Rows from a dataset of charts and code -
************

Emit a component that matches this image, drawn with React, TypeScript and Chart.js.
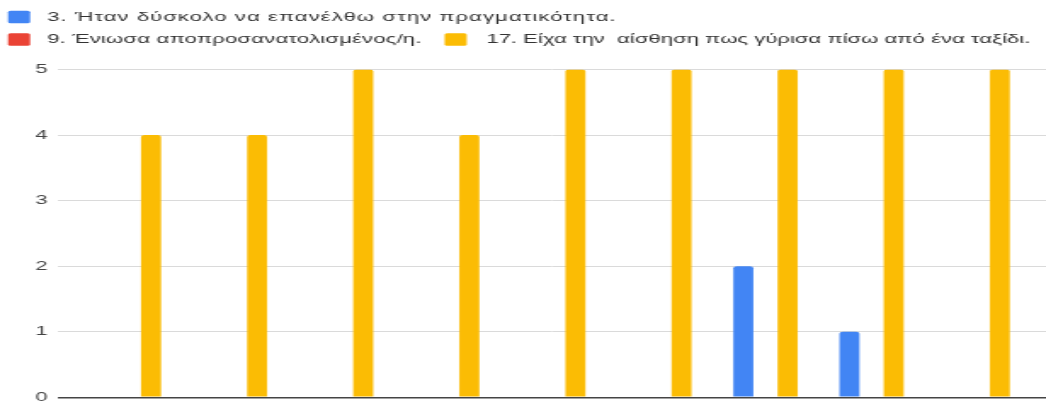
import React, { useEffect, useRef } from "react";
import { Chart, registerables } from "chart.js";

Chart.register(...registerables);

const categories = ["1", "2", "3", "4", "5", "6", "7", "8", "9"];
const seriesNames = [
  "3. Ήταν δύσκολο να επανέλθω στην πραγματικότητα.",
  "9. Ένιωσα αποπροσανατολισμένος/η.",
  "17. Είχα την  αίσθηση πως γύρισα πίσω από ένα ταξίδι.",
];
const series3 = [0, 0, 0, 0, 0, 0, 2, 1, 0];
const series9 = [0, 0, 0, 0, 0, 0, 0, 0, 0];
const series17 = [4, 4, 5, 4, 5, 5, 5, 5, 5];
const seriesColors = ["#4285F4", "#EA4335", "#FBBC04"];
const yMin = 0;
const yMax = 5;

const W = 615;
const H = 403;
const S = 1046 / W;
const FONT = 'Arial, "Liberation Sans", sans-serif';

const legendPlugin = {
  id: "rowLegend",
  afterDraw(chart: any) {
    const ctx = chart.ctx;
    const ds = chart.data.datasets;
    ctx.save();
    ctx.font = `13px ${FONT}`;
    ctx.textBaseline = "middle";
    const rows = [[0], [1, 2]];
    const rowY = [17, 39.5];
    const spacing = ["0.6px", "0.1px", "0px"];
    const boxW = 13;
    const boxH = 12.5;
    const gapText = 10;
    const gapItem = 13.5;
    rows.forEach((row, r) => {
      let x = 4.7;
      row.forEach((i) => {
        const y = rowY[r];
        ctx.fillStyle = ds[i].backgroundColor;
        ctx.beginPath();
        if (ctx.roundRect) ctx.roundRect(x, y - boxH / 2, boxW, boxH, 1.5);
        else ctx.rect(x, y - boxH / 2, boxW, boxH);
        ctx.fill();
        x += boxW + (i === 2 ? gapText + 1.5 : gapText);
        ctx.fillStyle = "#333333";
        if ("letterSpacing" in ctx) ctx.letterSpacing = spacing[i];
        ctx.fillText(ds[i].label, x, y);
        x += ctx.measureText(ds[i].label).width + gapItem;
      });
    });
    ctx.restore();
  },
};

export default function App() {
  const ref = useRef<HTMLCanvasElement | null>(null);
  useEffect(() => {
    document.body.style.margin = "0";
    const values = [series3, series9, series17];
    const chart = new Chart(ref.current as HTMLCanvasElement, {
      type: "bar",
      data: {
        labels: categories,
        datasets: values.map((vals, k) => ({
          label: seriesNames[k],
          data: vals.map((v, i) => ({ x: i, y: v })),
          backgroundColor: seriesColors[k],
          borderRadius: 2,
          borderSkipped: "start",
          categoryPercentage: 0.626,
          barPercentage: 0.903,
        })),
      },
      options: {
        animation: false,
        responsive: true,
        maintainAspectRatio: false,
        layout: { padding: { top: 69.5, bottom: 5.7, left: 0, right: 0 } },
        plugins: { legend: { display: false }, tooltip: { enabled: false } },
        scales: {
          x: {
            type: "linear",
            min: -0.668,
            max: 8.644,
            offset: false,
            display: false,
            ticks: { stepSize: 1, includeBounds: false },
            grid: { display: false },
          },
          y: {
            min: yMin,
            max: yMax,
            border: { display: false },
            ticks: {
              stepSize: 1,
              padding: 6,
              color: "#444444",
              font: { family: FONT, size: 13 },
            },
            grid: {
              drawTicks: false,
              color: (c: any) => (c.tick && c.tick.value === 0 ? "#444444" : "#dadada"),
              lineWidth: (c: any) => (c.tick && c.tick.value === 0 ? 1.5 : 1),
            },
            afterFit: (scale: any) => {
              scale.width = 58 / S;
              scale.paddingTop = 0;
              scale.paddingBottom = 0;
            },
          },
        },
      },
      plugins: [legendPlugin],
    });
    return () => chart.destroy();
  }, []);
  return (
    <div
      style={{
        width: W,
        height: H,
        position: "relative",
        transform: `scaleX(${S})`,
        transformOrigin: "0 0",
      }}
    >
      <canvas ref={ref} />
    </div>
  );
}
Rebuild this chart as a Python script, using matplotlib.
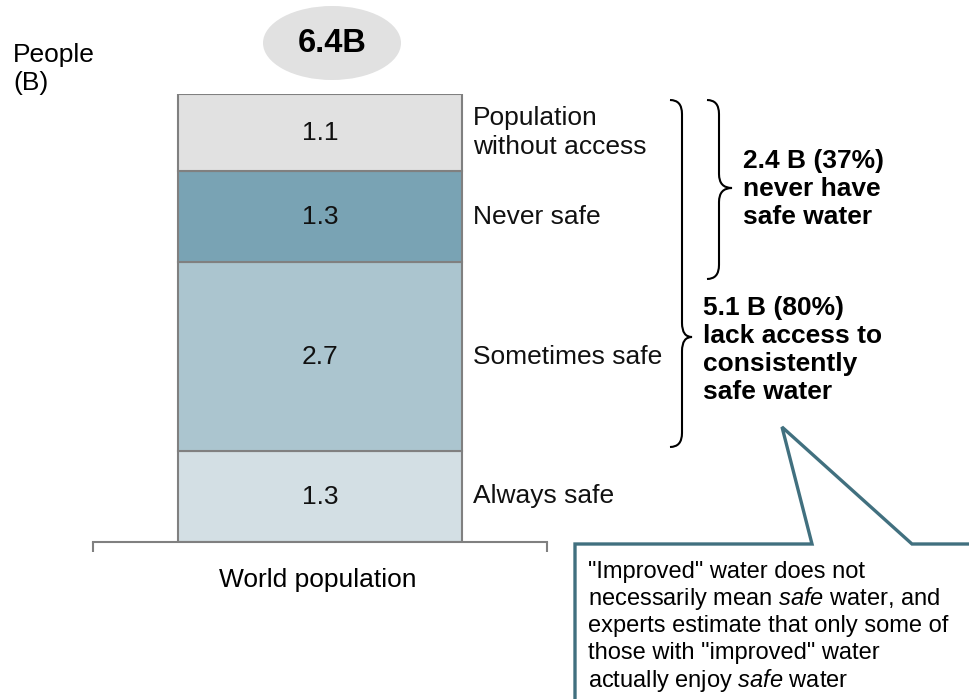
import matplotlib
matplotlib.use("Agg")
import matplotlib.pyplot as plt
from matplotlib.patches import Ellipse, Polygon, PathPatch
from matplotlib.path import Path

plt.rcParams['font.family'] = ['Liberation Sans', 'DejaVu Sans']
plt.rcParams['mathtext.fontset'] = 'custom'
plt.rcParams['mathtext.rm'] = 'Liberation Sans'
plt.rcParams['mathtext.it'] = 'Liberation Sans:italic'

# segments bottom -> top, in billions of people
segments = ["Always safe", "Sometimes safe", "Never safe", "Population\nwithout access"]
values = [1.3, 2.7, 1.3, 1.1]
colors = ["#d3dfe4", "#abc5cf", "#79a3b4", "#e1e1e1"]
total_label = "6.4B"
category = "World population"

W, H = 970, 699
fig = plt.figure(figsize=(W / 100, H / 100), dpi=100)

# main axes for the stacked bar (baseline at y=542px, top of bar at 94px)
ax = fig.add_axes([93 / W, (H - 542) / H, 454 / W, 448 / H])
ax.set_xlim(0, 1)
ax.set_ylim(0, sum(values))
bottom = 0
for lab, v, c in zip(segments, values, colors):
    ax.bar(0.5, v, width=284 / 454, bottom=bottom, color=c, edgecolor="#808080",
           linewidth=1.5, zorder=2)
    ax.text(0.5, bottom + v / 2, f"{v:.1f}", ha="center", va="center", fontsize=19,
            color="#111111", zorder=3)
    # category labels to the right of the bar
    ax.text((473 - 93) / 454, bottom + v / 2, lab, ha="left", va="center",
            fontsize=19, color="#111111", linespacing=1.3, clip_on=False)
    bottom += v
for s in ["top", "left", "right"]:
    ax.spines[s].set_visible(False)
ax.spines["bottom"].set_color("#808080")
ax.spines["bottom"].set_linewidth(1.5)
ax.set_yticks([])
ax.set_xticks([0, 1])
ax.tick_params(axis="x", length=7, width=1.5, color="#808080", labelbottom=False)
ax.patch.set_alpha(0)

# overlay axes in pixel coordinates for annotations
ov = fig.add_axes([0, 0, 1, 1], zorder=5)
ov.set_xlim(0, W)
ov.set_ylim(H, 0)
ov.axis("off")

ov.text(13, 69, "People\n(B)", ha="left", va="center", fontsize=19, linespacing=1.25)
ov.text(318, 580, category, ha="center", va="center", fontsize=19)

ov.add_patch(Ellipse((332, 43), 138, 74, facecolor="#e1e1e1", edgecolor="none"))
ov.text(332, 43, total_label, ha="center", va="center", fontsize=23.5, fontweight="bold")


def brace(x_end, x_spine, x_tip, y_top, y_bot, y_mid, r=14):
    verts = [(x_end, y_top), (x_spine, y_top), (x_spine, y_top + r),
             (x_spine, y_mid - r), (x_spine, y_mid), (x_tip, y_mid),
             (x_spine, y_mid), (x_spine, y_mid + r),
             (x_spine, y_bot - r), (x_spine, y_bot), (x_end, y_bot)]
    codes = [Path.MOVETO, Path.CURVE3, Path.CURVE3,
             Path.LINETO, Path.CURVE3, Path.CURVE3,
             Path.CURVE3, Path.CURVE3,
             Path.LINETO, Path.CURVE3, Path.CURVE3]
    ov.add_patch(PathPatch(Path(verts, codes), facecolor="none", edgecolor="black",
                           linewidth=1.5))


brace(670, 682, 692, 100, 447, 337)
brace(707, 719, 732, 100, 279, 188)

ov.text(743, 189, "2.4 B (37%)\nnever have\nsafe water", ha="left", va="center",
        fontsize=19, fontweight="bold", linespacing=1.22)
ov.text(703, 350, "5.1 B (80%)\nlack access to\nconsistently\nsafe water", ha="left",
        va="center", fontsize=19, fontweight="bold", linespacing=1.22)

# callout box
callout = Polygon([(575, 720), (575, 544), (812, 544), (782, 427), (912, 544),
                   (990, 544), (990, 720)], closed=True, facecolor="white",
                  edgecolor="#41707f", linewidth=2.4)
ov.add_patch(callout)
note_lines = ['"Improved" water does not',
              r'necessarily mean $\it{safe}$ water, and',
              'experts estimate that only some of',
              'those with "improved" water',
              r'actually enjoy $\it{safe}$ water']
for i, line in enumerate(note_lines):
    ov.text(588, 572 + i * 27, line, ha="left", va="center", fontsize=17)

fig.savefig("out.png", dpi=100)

************

PROMPT - Copy out all lines where the word "React" appears.

RESULT OF THE TASK -
Emit a component that matches this image, drawn with React, TypeScript and Chart.js.
import React, { useEffect, useRef } from "react";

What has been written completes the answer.